5. Standout Statements (direct / highly revealing)
- Subansiri execution confidence
- “commissioned four units… remaining four units are expected to be commissioned one-by-one till March’27.”
- Tariff-driven accounting policy
- “we are booking… at the rate of 80% of the tariff filed… conservative approach.”
- Quantified under-recovery
- “Parbati-II and Subansiri Lower… Rs. 450 Crore of revenue has not been booked…”
- Teesta-V restart
- “June onwards… we are very much sure… operation to get resumed.”
- Regulatory pass-through assurance
- “cost plus… everything is allowed by CERC… there is no such concern.”
- RE PPA bottleneck explanation
- Discoms hesitant due to “connectivity… coming in 2029-30” and desire for “solar with the battery… 24-hour… RTC.”
6. Red Flags / Positive Signals
Red flags
– Profitability is heavily shaped by regulatory/timing adjustments
– Multiple Q&A admissions: under-recovery due to conservative revenue booking; DTL reversal impacts Adjusted PAT.
– Teesta-V remains a swing factor
– “no revenue, only expenditure” in FY’26; restart timing is crucial for future earnings.
– RE growth depends on PPA/PSA signing and grid readiness
– Connectivity timing mismatch could delay revenue realization.
Positive signals
– Commissioning momentum
– Multiple units commissioned/near-COD across hydro and solar.
– Clear, quantified tariff/accounting mechanics
– Under-recovery and billing percentages are explicitly stated.
– Regulatory confidence on cost pass-through
– Strong stance that CERC allows beyond-control cost increases.
7. Historical Comparison & Consistency Analysis (vs prior calls)
a.
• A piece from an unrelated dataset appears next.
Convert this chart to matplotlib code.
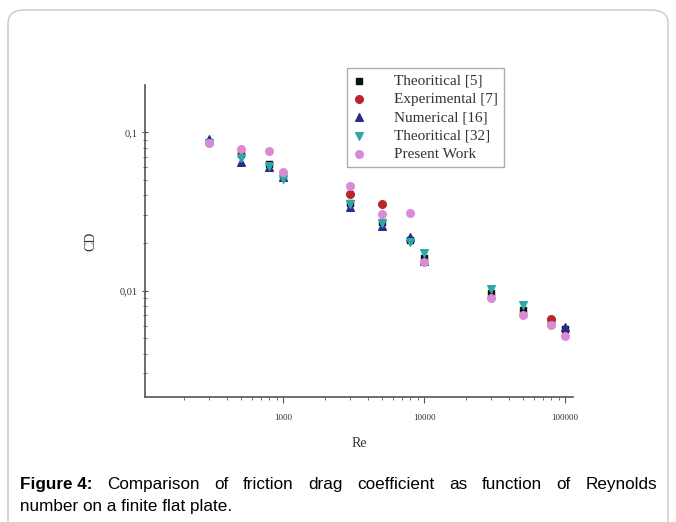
import matplotlib
matplotlib.use("Agg")
import matplotlib.pyplot as plt
from matplotlib.patches import FancyBboxPatch
from matplotlib.ticker import FixedLocator, LogLocator, NullFormatter

# Re values and drag coefficient per source
re_theo5 = [300, 500, 800, 1000, 3000, 5000, 8000, 10000, 30000, 50000, 80000, 100000]
cd_theo5 = [0.087, 0.073, 0.063, 0.052, 0.036, 0.027, 0.021, 0.016, 0.0097, 0.0076, 0.0063, 0.0057]

re_exp7 = [3000, 5000, 80000]
cd_exp7 = [0.0406, 0.0352, 0.0066]

re_num16 = [300, 500, 800, 1000, 3000, 5000, 8000, 10000, 100000]
cd_num16 = [0.091, 0.065, 0.060, 0.052, 0.034, 0.0255, 0.0219, 0.0155, 0.0059]

re_theo32 = [300, 500, 800, 1000, 3000, 5000, 8000, 10000, 30000, 50000]
cd_theo32 = [0.086, 0.069, 0.061, 0.0507, 0.0351, 0.0266, 0.0204, 0.0172, 0.0102, 0.0081]

re_present = [300, 500, 800, 1000, 3000, 5000, 8000, 10000, 30000, 50000, 80000, 100000]
cd_present = [0.085, 0.0785, 0.0766, 0.056, 0.046, 0.0305, 0.031, 0.0151, 0.0090, 0.0070, 0.0061, 0.0052]

fig = plt.figure(figsize=(6.76, 5.22), dpi=100)

# rounded frame around the figure
frame = FancyBboxPatch((8 / 676, -0.05), (668 - 8) / 676, 1.05 - 10 / 522,
                       boxstyle="round,pad=0,rounding_size=0.025",
                       transform=fig.transFigure, fill=False, edgecolor="#c8c8c8", linewidth=1.0)
fig.patches.append(frame)

ax = fig.add_axes([145 / 676, 1 - 397 / 522, (573 - 145) / 676, (397 - 85) / 522])

ms = 30
ax.scatter(re_theo5, cd_theo5, marker="s", s=ms * 0.8, color="#111111", label="Theoritical [5]", zorder=3)
ax.scatter(re_exp7, cd_exp7, marker="o", s=ms, color="#b8262b", label="Experimental [7]", zorder=4)
ax.scatter(re_num16, cd_num16, marker="^", s=ms, color="#2b2b8e", label="Numerical [16]", zorder=5)
ax.scatter(re_theo32, cd_theo32, marker="v", s=ms, color="#2fa7a6", label="Theoritical [32]", zorder=6)
ax.scatter(re_present, cd_present, marker="o", s=ms, color="#db8ad6", label="Present Work", zorder=7)

ax.set_xscale("log")
ax.set_yscale("log")
ax.set_xlim(105, 114000)
ax.set_ylim(0.00213, 0.199)

for s in ["top", "right"]:
    ax.spines[s].set_visible(False)
for s in ["left", "bottom"]:
    ax.spines[s].set_color("#555555")
    ax.spines[s].set_linewidth(1.2)

ax.xaxis.set_major_locator(FixedLocator([1000, 10000, 100000]))
ax.xaxis.set_minor_locator(LogLocator(base=10, subs=range(2, 10)))
ax.xaxis.set_minor_formatter(NullFormatter())
ax.set_xticklabels(["1000", "10000", "100000"], fontfamily="Liberation Serif", fontsize=6.5, color="#333333")

ax.yaxis.set_major_locator(FixedLocator([0.01, 0.1]))
ax.yaxis.set_minor_locator(LogLocator(base=10, subs=range(2, 10)))
ax.yaxis.set_minor_formatter(NullFormatter())
ax.set_yticklabels(["0,01", "0,1"], fontfamily="Liberation Serif", fontsize=7.5, color="#333333")

ax.tick_params(axis="x", which="major", direction="out", length=4, color="#555555", pad=8)
ax.tick_params(axis="x", which="minor", direction="out", length=2, color="#555555")
ax.tick_params(axis="y", which="major", direction="inout", length=5, color="#555555", pad=3)
ax.tick_params(axis="y", which="minor", direction="inout", length=3, color="#555555")

ax.set_xlabel("Re", fontfamily="Liberation Serif", fontsize=10, color="#333333", labelpad=11)
ax.set_ylabel("CD", fontfamily="Liberation Serif", fontsize=10, color="#333333", labelpad=16)

leg = ax.legend(loc="upper left", bbox_to_anchor=((347 - 145) / 428, (397 - 68) / 312),
                prop={"family": "Liberation Serif", "size": 11}, frameon=True, fancybox=False,
                handletextpad=1.9, labelspacing=0.3, borderpad=0.4, handlelength=0.8,
                borderaxespad=0)
leg.get_frame().set_edgecolor("#999999")
leg.get_frame().set_linewidth(1.0)
for t in leg.get_texts():
    t.set_color("#333333")

# caption, first line justified
line1 = ["Comparison", "of", "friction", "drag", "coefficient", "as", "function", "of", "Reynolds"]
cap_font = {"family": "Liberation Sans", "size": 12.3}
x0, x1 = 20 / 676, 657 / 676
y1, y2 = 1 - 489 / 522, 1 - 511 / 522
fig.canvas.draw()
r = fig.canvas.get_renderer()
bold = fig.text(x0, y1, "Figure 4:", fontdict=cap_font, fontweight="bold", va="baseline")
words = [fig.text(0, y1, w, fontdict=cap_font, va="baseline") for w in line1]
bw = bold.get_window_extent(r).width / fig.bbox.width
ws = [w.get_window_extent(r).width / fig.bbox.width for w in words]
gap = (x1 - x0 - bw - sum(ws)) / len(words)
xp = x0 + bw + gap
for w, wd in zip(words, ws):
    w.set_x(xp)
    xp += wd + gap
fig.text(x0, y2, "number on a finite flat plate.", fontdict=cap_font, va="baseline")

fig.savefig("out.png", dpi=100)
Change in Tone Over Time
- Current (Q4 FY’26): More Optimistic
- Strong commissioning language and “very pleased and proud.”
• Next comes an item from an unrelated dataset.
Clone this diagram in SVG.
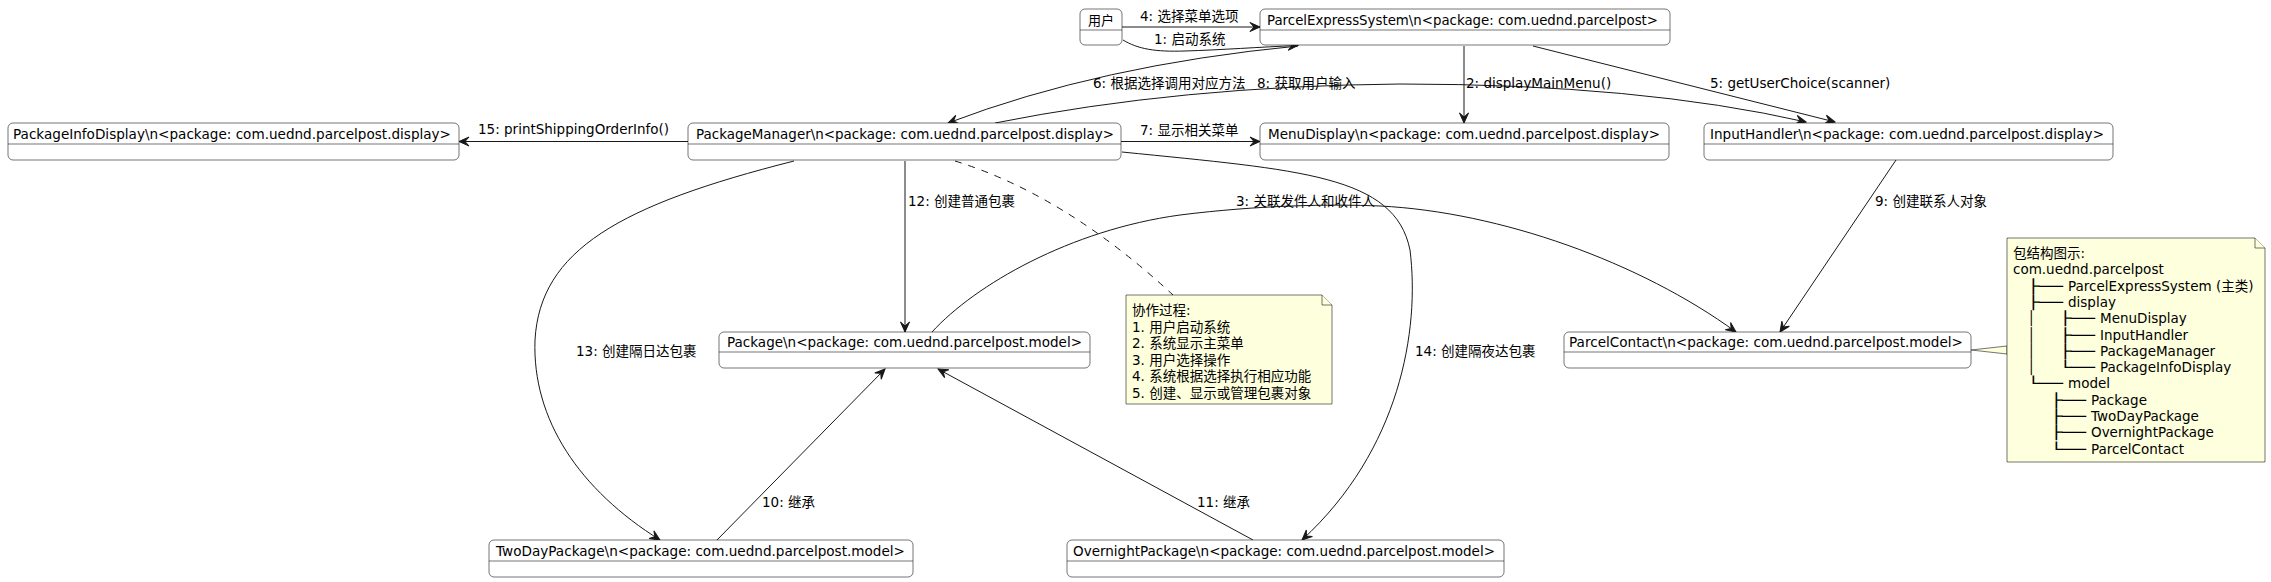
<svg xmlns="http://www.w3.org/2000/svg" width="2271" height="582" viewBox="0 0 2271 582">
<defs>
<marker id="arr" viewBox="-11 -6 12 12" refX="0" refY="0" markerWidth="12" markerHeight="12" markerUnits="userSpaceOnUse" orient="auto">
<path d="M0,0 L-10,-4.5 L-6,0 L-10,4.5 Z" fill="#181818" stroke="#181818" stroke-width="1" stroke-linejoin="miter"/>
</marker>
</defs>
<style>
.box{fill:#FFFFFF;stroke:#181818;stroke-width:0.6}
.div{stroke:#181818;stroke-width:0.6}
.note{fill:#FEFFDD;stroke:#181818;stroke-width:0.6}
.t{font-family:"DejaVu Sans","Noto Sans CJK SC",sans-serif;font-size:13.5px;fill:#000000}
.ln{fill:none;stroke:#181818;stroke-width:1}
.a{marker-end:url(#arr)}
.dash{fill:none;stroke:#181818;stroke-width:1;stroke-dasharray:7,7}
</style>
<rect width="2271" height="582" fill="#FFFFFF"/>

<g id="connectors">
<path class="ln a" d="M1122,27 L1260,27"/>
<text class="t" x="1140" y="21">4: 选择菜单选项</text>
<path class="ln a" d="M1123,40 C1138,49 1155,52 1185,51 C1220,50 1260,47 1298,45.5"/>
<text class="t" x="1154" y="44">1: 启动系统</text>
<path class="ln a" d="M1298,46 Q1100,65 948,123"/>
<text class="t" x="1093" y="88">6: 根据选择调用对应方法</text>
<path class="ln a" d="M995,123 Q1180,86 1400,84 Q1640,84 1806,122"/>
<text class="t" x="1257" y="88">8: 获取用户输入</text>
<path class="ln a" d="M1464,46 L1464,123"/>
<text class="t" x="1466" y="88">2: displayMainMenu()</text>
<path class="ln a" d="M1533,46 L1835,122"/>
<text class="t" x="1710" y="88">5: getUserChoice(scanner)</text>
<path class="ln a" d="M1121,141.5 L1260,141.5"/>
<text class="t" x="1140" y="135">7: 显示相关菜单</text>
<path class="ln a" d="M688,141.5 L459,141.5"/>
<text class="t" x="478" y="134">15: printShippingOrderInfo()</text>
<path class="ln a" d="M932,332 C975,285 1070,230 1180,215 C1260,205 1330,204 1380,206 C1500,212 1640,262 1736,332"/>
<text class="t" x="1236" y="206">3: 关联发件人和收件人</text>
<path class="ln a" d="M1896,160 L1780,332"/>
<text class="t" x="1875" y="206">9: 创建联系人对象</text>
<path class="ln a" d="M905,161 L905,332"/>
<text class="t" x="908" y="206">12: 创建普通包裹</text>
<path class="dash" d="M955,161 Q1065,195 1173,295"/>
<path class="ln a" d="M794,161 C620,205 540,250 535,340 C532,420 580,490 660,540"/>
<text class="t" x="576" y="356">13: 创建隔日达包裹</text>
<path class="ln a" d="M1122,152 C1300,170 1395,175 1410,250 C1420,330 1400,450 1302,540"/>
<text class="t" x="1415" y="356">14: 创建隔夜达包裹</text>
<path class="ln a" d="M717,540 L885,369"/>
<text class="t" x="762" y="507">10: 继承</text>
<path class="ln a" d="M1253,540 L938,369"/>
<text class="t" x="1197" y="507">11: 继承</text>
<polygon class="note" points="1971,350 2007,346 2007,354"/>
</g>

<g id="user">
<rect class="box" x="1080" y="9" width="42" height="36" rx="5"/>
<line class="div" x1="1080" y1="30" x2="1122" y2="30"/>
<text class="t" x="1088" y="25" style="font-size:13px">用户</text>
</g>

<g id="ParcelExpressSystem">
<rect class="box" x="1260" y="9" width="410" height="36" rx="5"/>
<line class="div" x1="1260" y1="30" x2="1670" y2="30"/>
<text class="t" x="1267" y="25" textLength="391" lengthAdjust="spacingAndGlyphs">ParcelExpressSystem\n&lt;package: com.uednd.parcelpost&gt;</text>
</g>

<g id="PackageInfoDisplay">
<rect class="box" x="8" y="123" width="451" height="37" rx="5"/>
<line class="div" x1="8" y1="144" x2="459" y2="144"/>
<text class="t" x="13" y="139" textLength="438" lengthAdjust="spacingAndGlyphs">PackageInfoDisplay\n&lt;package: com.uednd.parcelpost.display&gt;</text>
</g>

<g id="PackageManager">
<rect class="box" x="688" y="123" width="433" height="37" rx="5"/>
<line class="div" x1="688" y1="144" x2="1121" y2="144"/>
<text class="t" x="696" y="139" textLength="418" lengthAdjust="spacingAndGlyphs">PackageManager\n&lt;package: com.uednd.parcelpost.display&gt;</text>
</g>

<g id="MenuDisplay">
<rect class="box" x="1260" y="123" width="409" height="37" rx="5"/>
<line class="div" x1="1260" y1="144" x2="1669" y2="144"/>
<text class="t" x="1268" y="139" textLength="392" lengthAdjust="spacingAndGlyphs">MenuDisplay\n&lt;package: com.uednd.parcelpost.display&gt;</text>
</g>

<g id="InputHandler">
<rect class="box" x="1704" y="123" width="409" height="37" rx="5"/>
<line class="div" x1="1704" y1="144" x2="2113" y2="144"/>
<text class="t" x="1710" y="139" textLength="394" lengthAdjust="spacingAndGlyphs">InputHandler\n&lt;package: com.uednd.parcelpost.display&gt;</text>
</g>

<g id="Package">
<rect class="box" x="719" y="332" width="371" height="36" rx="5"/>
<line class="div" x1="719" y1="352" x2="1090" y2="352"/>
<text class="t" x="727" y="347" textLength="355" lengthAdjust="spacingAndGlyphs">Package\n&lt;package: com.uednd.parcelpost.model&gt;</text>
</g>

<g id="ParcelContact">
<rect class="box" x="1564" y="332" width="407" height="36" rx="5"/>
<line class="div" x1="1564" y1="352" x2="1971" y2="352"/>
<text class="t" x="1569" y="347" textLength="394" lengthAdjust="spacingAndGlyphs">ParcelContact\n&lt;package: com.uednd.parcelpost.model&gt;</text>
</g>

<g id="TwoDayPackage">
<rect class="box" x="489" y="540" width="424" height="37" rx="5"/>
<line class="div" x1="489" y1="561" x2="913" y2="561"/>
<text class="t" x="496" y="556" textLength="409" lengthAdjust="spacingAndGlyphs">TwoDayPackage\n&lt;package: com.uednd.parcelpost.model&gt;</text>
</g>

<g id="OvernightPackage">
<rect class="box" x="1067" y="540" width="437" height="37" rx="5"/>
<line class="div" x1="1067" y1="561" x2="1504" y2="561"/>
<text class="t" x="1073" y="556" textLength="422" lengthAdjust="spacingAndGlyphs">OvernightPackage\n&lt;package: com.uednd.parcelpost.model&gt;</text>
</g>

<g id="note-process">
<path class="note" d="M1126,295 L1322,295 L1332,305 L1332,404 L1126,404 Z"/>
<path class="note" d="M1322,295 L1322,305 L1332,305"/>
<text class="t" x="1132" y="315">协作过程:</text>
<text class="t" x="1132" y="331.5">1. 用户启动系统</text>
<text class="t" x="1132" y="348">2. 系统显示主菜单</text>
<text class="t" x="1132" y="364.5">3. 用户选择操作</text>
<text class="t" x="1132" y="381">4. 系统根据选择执行相应功能</text>
<text class="t" x="1132" y="397.5">5. 创建、显示或管理包裹对象</text>
</g>

<g id="note-structure">
<path class="note" d="M2007,238 L2255,238 L2265,248 L2265,462 L2007,462 Z"/>
<path class="note" d="M2255,238 L2255,248 L2265,248"/>
<text class="t" x="2013" y="258">包结构图示:</text>
<text class="t" x="2013" y="274.3">com.uednd.parcelpost</text>
<text class="t" x="2027" y="290.6" textLength="36" lengthAdjust="spacingAndGlyphs">├──</text>
<text class="t" x="2068" y="290.6">ParcelExpressSystem (主类)</text>
<text class="t" x="2027" y="306.9" textLength="36" lengthAdjust="spacingAndGlyphs">├──</text>
<text class="t" x="2068" y="306.9">display</text>
<text class="t" x="2027" y="323.2">│</text>
<text class="t" x="2059" y="323.2" textLength="36" lengthAdjust="spacingAndGlyphs">├──</text>
<text class="t" x="2100" y="323.2">MenuDisplay</text>
<text class="t" x="2027" y="339.5">│</text>
<text class="t" x="2059" y="339.5" textLength="36" lengthAdjust="spacingAndGlyphs">├──</text>
<text class="t" x="2100" y="339.5">InputHandler</text>
<text class="t" x="2027" y="355.8">│</text>
<text class="t" x="2059" y="355.8" textLength="36" lengthAdjust="spacingAndGlyphs">├──</text>
<text class="t" x="2100" y="355.8">PackageManager</text>
<text class="t" x="2027" y="372.1">│</text>
<text class="t" x="2059" y="372.1" textLength="36" lengthAdjust="spacingAndGlyphs">└──</text>
<text class="t" x="2100" y="372.1">PackageInfoDisplay</text>
<text class="t" x="2027" y="388.4" textLength="36" lengthAdjust="spacingAndGlyphs">└──</text>
<text class="t" x="2068" y="388.4">model</text>
<text class="t" x="2050" y="404.7" textLength="36" lengthAdjust="spacingAndGlyphs">├──</text>
<text class="t" x="2091" y="404.7">Package</text>
<text class="t" x="2050" y="421" textLength="36" lengthAdjust="spacingAndGlyphs">├──</text>
<text class="t" x="2091" y="421">TwoDayPackage</text>
<text class="t" x="2050" y="437.3" textLength="36" lengthAdjust="spacingAndGlyphs">├──</text>
<text class="t" x="2091" y="437.3">OvernightPackage</text>
<text class="t" x="2050" y="453.6" textLength="36" lengthAdjust="spacingAndGlyphs">└──</text>
<text class="t" x="2091" y="453.6">ParcelContact</text>
</g>
</svg>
- More concrete tariff timeline (Parbati-II hearing date; June order expectation).
- Prior (Q3 FY’26, Feb 6 2026): More cautious/operationally focused
- Emphasis on recovery of PAF and project progress; tariff recognition discussed but less “closure” tone.
- Shift drivers
- By Q4 FY’26, more assets are already commissioned (Subansiri units, solar), reducing execution uncertainty.
b. Tracking Past Commitments vs Outcomes
- Subansiri Lower commissioning (from Q3 FY’26)
- Past: “commissioned and declared COD of two units… third… within this week… fourth… by end of March’26.”
- Current: “commissioned four units… remaining four… till March’27.”
- ✅ Delivered (at least for 4 units by Mar’26; remaining extended to Mar’27).
- Teesta-V restoration / generation restart
- Past (Q3 FY’26): Teesta-V described as progressing; geological issue in HRT; targeted commissioning 2029 (project-level schedule).
- Current: “start generation in June’26” (near-term restart).
- ⏳ Partially Delivered / Narrative shift (from long-term commissioning framing to near-term generation resumption; suggests earlier restoration progress but still not “full” contribution).
- REIA/PPA signing optimism (from Q3 FY’26)
- Past: REIA discussion acknowledged demand drying down but still hopeful for PPA signing in “next 2–3 months” (Feb 2026 call).
- Current: still cautious—no recent tendering; only ~7 GW signed out of ~13 GW hoped; “clarity in months.”
- ⏳ Delayed / Not fully resolved (less optimistic than earlier hope).
c. Narrative Shifts
- From “project pipeline” to “tariff/accounting mechanics”
- Earlier calls focused heavily on construction milestones and CAPEX.
- Current call Q&A spends significant time on under-recovery, billing %, interim tariff timing, and DTL/DTAs.
- Teesta-V narrative tightened
- Earlier: restoration/project progress.
- Now: explicit earnings impact (“no revenue, only expenditure”) and restart month.
d. Consistency & Credibility Signals
- Medium credibility
- Strength: consistent explanation of conservative revenue booking (80% AFC) and regulatory pass-through.
- Weakness: reliance on timing of CERC orders and interim tariff hearings; outcomes depend on regulator schedules (Parbati-II order “by 30th June” is a near-term bet).
- No major contradictions, but recurring “timing difference” framing can mask earnings volatility.
e. Evolution of Key Themes
- Demand/Generation
- Stable: snow-fed assets reduce monsoon risk; Teesta-V remains the exception.
- Margins/Profitability
- Volatility explained via regulatory/tax adjustments and under-recovery rather than operational cost control.
- Expansion
- Improving execution: more commissioning achieved vs earlier pipeline emphasis.
- Regulatory/tariff
- Increasing prominence: more questions on when 100% revenue recognition happens.
f. Additional Insights (cross-period intelligence)
- Earnings quality is improving operationally but not “cleanly”
- Reported PAT is up, but a meaningful portion is tied to DTL reversal and timing of tariff/energy shortfall bookings.
- RE growth is structurally constrained
- The connectivity year mismatch (2029–30) and discom preference for storage/RTC suggests NHPC’s RE monetization may lag capacity additions unless grid/storage requirements align.